40代で糖尿病腎症にて慢性腎不全となり、血液透析開始。54歳で交通事故に遭い、多発性肋骨骨折・肺挫傷を受傷。その後、脳梗塞になった上に、細菌の感染が原因の膝・股関節の化膿性関節炎、腰椎化膿性脊椎炎を発症。急性期病院で治療を継続していましたが、在宅復帰困難にて、長期療養が可能な当院へ転院となりました。

当院での治療

 転院当初のOさんは、ベッド上で体の向きも変えることができない寝たきり状態で、日常生活動作のほとんどが全介助でした。幸いなことに意識障害はなく、意思疎通が可能であったのですが、リハビリや食事も拒否しがちでした。スタッフとしても対応が困難な一面もあったのが正直なところですが、なんとかせねばとの思いを強くした背景にあったのは、「自分が元気なうちに自宅へ一度帰してやりたい」というOさんの母親の強い希望でした。
 退院は無理でも自宅への外出ができないかとリハビリスタッフ、病棟スタッフなど多職種で各方面から検討を行うこととしました。そして、帰宅することを目標として、どんな動作が必要なのかを把握するため、スタッフのみでの自宅訪問を実施。自宅内での移動経路の確認や外出するまでの課題について考え、目標達成日を本人60歳の誕生日とし、自宅で還暦祝いが行えるよう計画を進めることとなったのです。
 リハビリ訓練でまず取り組んだのは、食事摂取や髭剃りなどの生活基本動作が自力でできるようにと、右上肢のリハビリ。帰宅実現を考えて重視したのは、坐位時間の延長をはかり、移乗動作が安全に行えるよう訓練。これを重ねていくと同時に、自宅内での車いす移動ができるよう段差解消も依頼しました。
 そこから誕生日を目標に、Oさんもスタッフと一緒に日々練習を繰り返し、自宅での還暦祝いを実現することができたのです。交通事故から、5年ぶりの帰宅であり、家族、親戚はじめ友人などたくさんの笑顔が集まり、盛大に盛り上がりました。さらに翌年には、馴染みのゴルフ場への外出もでき、リクライニング車いすに乗ったまま、コースへでるところまで行き、緑いっぱいの芝生のゴルフコースを見て、昔を懐かしむことができました。

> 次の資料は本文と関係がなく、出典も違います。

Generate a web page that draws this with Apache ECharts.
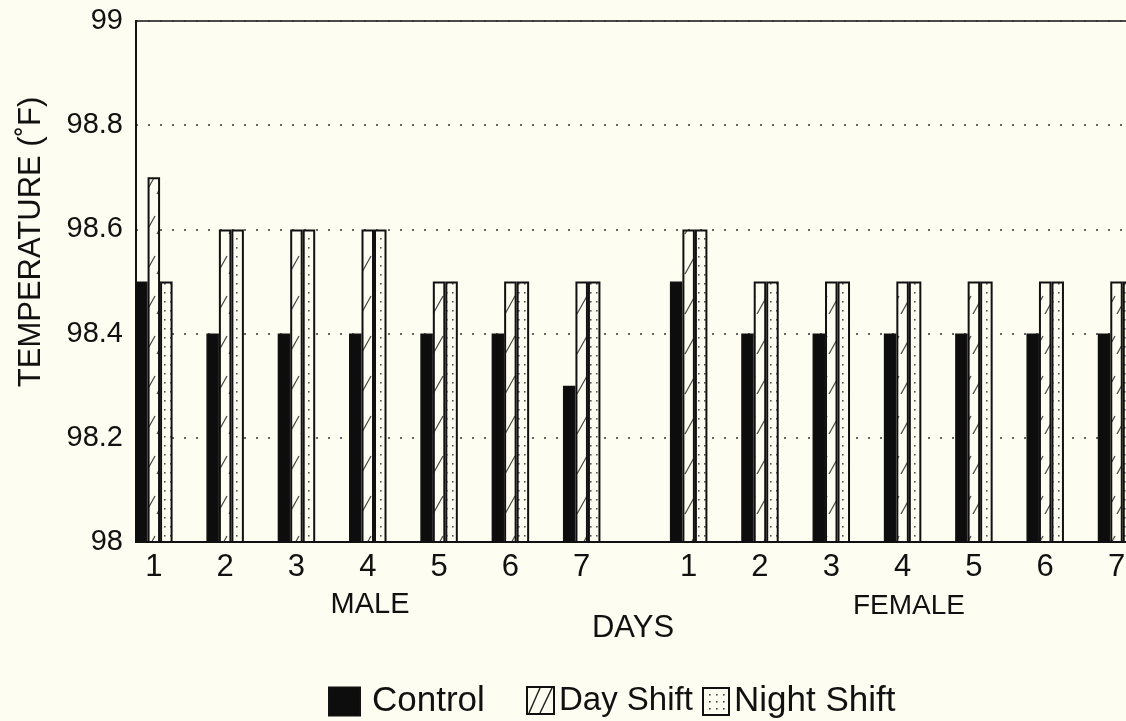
<!DOCTYPE html>
<html>
<head>
<meta charset="UTF-8">
<title>Temperature by shift</title>
<script src="https://cdn.jsdelivr.net/npm/echarts@6/dist/echarts.min.js"></script>
<style>
  html, body { margin: 0; padding: 0; background: #fdfdf1; }
  #main { width: 1126px; height: 721px; }
</style>
</head>
<body>
<div id="main"></div>
<script>
// day labels, same for both groups
var days = ['1', '2', '3', '4', '5', '6', '7'];
var femaleOffset = 7.5;   // female days sit after a wider gap on the x scale

var maleControl = [98.5, 98.4, 98.4, 98.4, 98.4, 98.4, 98.3];
var maleDay     = [98.7, 98.6, 98.6, 98.6, 98.5, 98.5, 98.5];
var maleNight   = [98.5, 98.6, 98.6, 98.6, 98.5, 98.5, 98.5];
var femaleControl = [98.5, 98.4, 98.4, 98.4, 98.4, 98.4, 98.4];
var femaleDay     = [98.6, 98.5, 98.5, 98.5, 98.5, 98.5, 98.5];
var femaleNight   = [98.6, 98.5, 98.5, 98.5, 98.5, 98.5, 98.5];

var yTicks = ['98', '98.2', '98.4', '98.6', '98.8', '99'];

var bg = '#fdfdf1';
var ink = '#111';
var font = '"Liberation Sans", Arial, sans-serif';

function pairs(male, female) {
    var out = [];
    for (var i = 0; i < days.length; i++) out.push([i + 1, male[i]]);
    for (var j = 0; j < days.length; j++) out.push([j + 1 + femaleOffset, female[j]]);
    return out;
}

// hatch pattern for day shift
function hatchPattern() {
    var c = document.createElement('canvas');
    c.width = 12; c.height = 40;
    var ctx = c.getContext('2d');
    ctx.fillStyle = bg; ctx.fillRect(0, 0, 12, 40);
    ctx.strokeStyle = '#444'; ctx.lineWidth = 1.2;
    ctx.beginPath(); ctx.moveTo(1, 34); ctx.lineTo(11, 16); ctx.stroke();
    return c;
}
// dotted pattern for night shift
function dotPattern() {
    var c = document.createElement('canvas');
    c.width = 6; c.height = 9;
    var ctx = c.getContext('2d');
    ctx.fillStyle = bg; ctx.fillRect(0, 0, 6, 9);
    ctx.fillStyle = '#555';
    ctx.fillRect(2, 4, 1.6, 1.6);
    return c;
}
// legend swatches: one diagonal / a 3x3 dot grid
function legendHatch() {
    var c = document.createElement('canvas');
    c.width = 27; c.height = 27;
    var ctx = c.getContext('2d');
    ctx.fillStyle = bg; ctx.fillRect(0, 0, 27, 27);
    ctx.strokeStyle = '#222'; ctx.lineWidth = 1.5;
    ctx.beginPath(); ctx.moveTo(2, 26); ctx.lineTo(13, 1); ctx.stroke();
    ctx.beginPath(); ctx.moveTo(13, 26); ctx.lineTo(25, 1); ctx.stroke();
    return c;
}
function legendDots() {
    var c = document.createElement('canvas');
    c.width = 27; c.height = 27;
    var ctx = c.getContext('2d');
    ctx.fillStyle = bg; ctx.fillRect(0, 0, 27, 27);
    ctx.fillStyle = '#444';
    for (var i = 0; i < 3; i++) for (var j = 0; j < 3; j++) ctx.fillRect(6 + i * 7, 6 + j * 7, 1.6, 1.6);
    return c;
}

function legendText(size, padLeft) {
    return { fontSize: size, color: ink, fontFamily: font, padding: [0, 0, 0, padLeft] };
}

var myChart = echarts.init(document.getElementById('main'));
var option = {
    backgroundColor: bg,
    animation: false,
    textStyle: { fontFamily: font, color: ink },
    grid: {
        left: 136, top: 21, right: -44, height: 521,
        outerBoundsMode: 'none', containLabel: false,
        show: true, borderColor: ink, borderWidth: 1.5, backgroundColor: 'transparent'
    },
    legend: [
        {
            left: 323, top: 679, icon: 'rect', itemWidth: 31, itemHeight: 28,
            textStyle: legendText(35, 7),
            data: ['Control']
        },
        {
            left: 521, top: 679, icon: 'rect', itemWidth: 27, itemHeight: 27,
            textStyle: legendText(33, 0),
            data: [{ name: 'Day Shift', itemStyle: { color: { image: legendHatch(), repeat: 'no-repeat' } } }]
        },
        {
            left: 697, top: 679, icon: 'rect', itemWidth: 26, itemHeight: 27,
            textStyle: legendText(35, 0),
            data: [{ name: 'Night Shift', itemStyle: { color: { image: legendDots(), repeat: 'no-repeat' } } }]
        }
    ],
    xAxis: {
        type: 'value', min: 0.75, max: 15.25, interval: 0.25,
        axisLine: { show: true, onZero: false, lineStyle: { color: ink, width: 2 } },
        axisTick: { show: false },
        splitLine: { show: false },
        axisLabel: {
            fontSize: 31, color: ink, margin: 10, fontFamily: font,
            showMinLabel: true, showMaxLabel: true,
            formatter: function (v) {
                var r = Math.round(v * 4) / 4;
                if (r % 1 === 0 && r >= 1 && r <= days.length) return days[r - 1];
                var f = r - femaleOffset;
                if (f % 1 === 0 && f >= 1 && f <= days.length) return days[f - 1];
                return '';
            }
        }
    },
    yAxis: {
        type: 'value', min: 98, max: 99, interval: 0.2,
        axisLine: { show: true, lineStyle: { color: ink, width: 2 } },
        axisTick: { show: false },
        axisLabel: {
            fontSize: 29, color: ink, margin: 13, fontFamily: font,
            formatter: function (v) { return yTicks[Math.round((v - 98) / 0.2)]; }
        },
        splitLine: { show: true, lineStyle: { color: '#333', width: 1.5, type: [2, 10] } }
    },
    graphic: [
        {
            type: 'text', x: 31, y: 242, rotation: Math.PI / 2,
            style: { text: 'TEMPERATURE (˚F)', fontSize: 31, fill: ink, fontFamily: font, align: 'center', verticalAlign: 'middle' }
        },
        { type: 'text', x: 370, y: 605, style: { text: 'MALE', fontSize: 29, fill: ink, fontFamily: font, align: 'center', verticalAlign: 'middle' } },
        { type: 'text', x: 909, y: 606, style: { text: 'FEMALE', fontSize: 28, fill: ink, fontFamily: font, align: 'center', verticalAlign: 'middle' } },
        { type: 'text', x: 633, y: 628, style: { text: 'DAYS', fontSize: 31, fill: ink, fontFamily: font, align: 'center', verticalAlign: 'middle' } }
    ],
    series: [
        {
            name: 'Control', type: 'bar', barWidth: 12.5, barGap: '0%',
            itemStyle: { color: '#0d0d0d', borderColor: ink, borderWidth: 1.5 },
            data: pairs(maleControl, femaleControl)
        },
        {
            name: 'Day Shift', type: 'bar', barWidth: 12.5, barGap: '0%',
            itemStyle: { color: { image: hatchPattern(), repeat: 'repeat' }, borderColor: ink, borderWidth: 2 },
            data: pairs(maleDay, femaleDay)
        },
        {
            name: 'Night Shift', type: 'bar', barWidth: 12.5, barGap: '0%',
            itemStyle: { color: { image: dotPattern(), repeat: 'repeat' }, borderColor: ink, borderWidth: 2 },
            data: pairs(maleNight, femaleNight)
        }
    ]
};
myChart.setOption(option);
</script>
</body>
</html>
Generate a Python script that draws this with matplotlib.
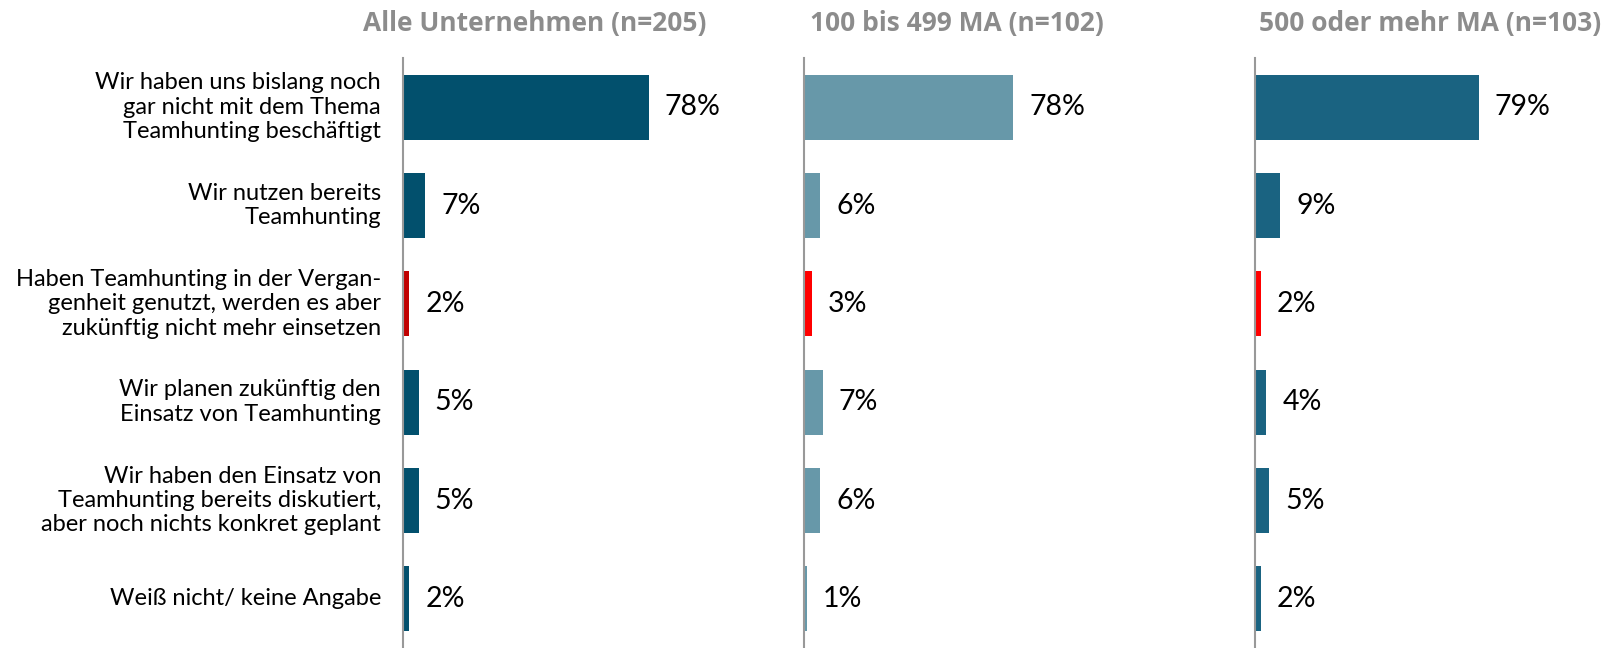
import matplotlib
matplotlib.use("Agg")
import matplotlib.pyplot as plt

# Umfrage: Teamhunting nach Unternehmensgröße
categories = [
    "Wir haben uns bislang noch\ngar nicht mit dem Thema\nTeamhunting beschäftigt",
    "Wir nutzen bereits\nTeamhunting",
    "Haben Teamhunting in der Vergan-\ngenheit genutzt, werden es aber\nzukünftig nicht mehr einsetzen",
    "Wir planen zukünftig den\nEinsatz von Teamhunting",
    "Wir haben den Einsatz von\nTeamhunting bereits diskutiert,\naber noch nichts konkret geplant",
    "Weiß nicht/ keine Angabe",
]
panel_titles = ["Alle Unternehmen (n=205)", "100 bis 499 MA (n=102)", "500 oder mehr MA (n=103)"]
values_all = [78, 7, 2, 5, 5, 2]
values_mid = [78, 6, 3, 7, 6, 1]
values_big = [79, 9, 2, 4, 5, 2]

base_colors = ["#02506D", "#6798A9", "#1A6381"]
red_colors = ["#C00000", "#FF0000", "#FF0000"]
red_row = 2

W, H = 1613, 648
fig = plt.figure(figsize=(W / 100, H / 100), dpi=100)
plt.rcParams['font.family'] = ['Lato', 'DejaVu Sans']

# left edge px, px per percent, title centre px
panels = [(403, 3.15, 535), (804, 2.68, 957), (1255, 2.83, 1430)]
series = [values_all, values_mid, values_big]
top, bottom = 58, 648
ax_w = 300

for i, (vals, (left, ppp, tx)) in enumerate(zip(series, panels)):
    ax = fig.add_axes([left / W, 0, ax_w / W, (bottom - top) / H])
    cols = [red_colors[i] if k == red_row else base_colors[i] for k in range(len(vals))]
    ax.barh(range(len(vals)), vals, height=0.66, color=cols)
    ax.set_xlim(0, ax_w / ppp)
    ax.set_ylim(5.5, -0.5)
    for k, v in enumerate(vals):
        ax.annotate(f"{v}%", (v, k), xytext=(11.5, 0), textcoords="offset points",
                    va="center", ha="left", fontsize=20.5, color="black")
    for s in ["top", "right", "bottom"]:
        ax.spines[s].set_visible(False)
    ax.spines["left"].set_color("#999999")
    ax.spines["left"].set_linewidth(1.5)
    ax.set_xticks([])
    ax.set_yticks([])
    ax.patch.set_alpha(0)
    fig.text(tx / W, 1 - 23 / H, panel_titles[i], ha="center", va="center",
             fontsize=19, fontweight="bold", color="#8C8C8C",
             family=["Open Sans", "DejaVu Sans"])
    if i == 0:
        for k, c in enumerate(categories):
            ax.text(-22 / ppp, k, c, ha="right", va="center", fontsize=17,
                    linespacing=1.2, color="black")

fig.savefig("out.png", dpi=100)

 その後毎年誕生日に自宅へ外出するのを楽しみとして、療養生活を送られていましたが、感染症を繰り替えされ、次第に体力が低下し、66歳で永眠されました。

考察

 お母様の希望も叶えられるよう、本人の生活歴を考え、スタッフ全員で目標に向けて、安全性やリハビリ方針を検討し、繰り返し訓練した結果、思いが達成できました。リハビリを実施する目標設定の明確さが大切であることを改めて思い知らされました。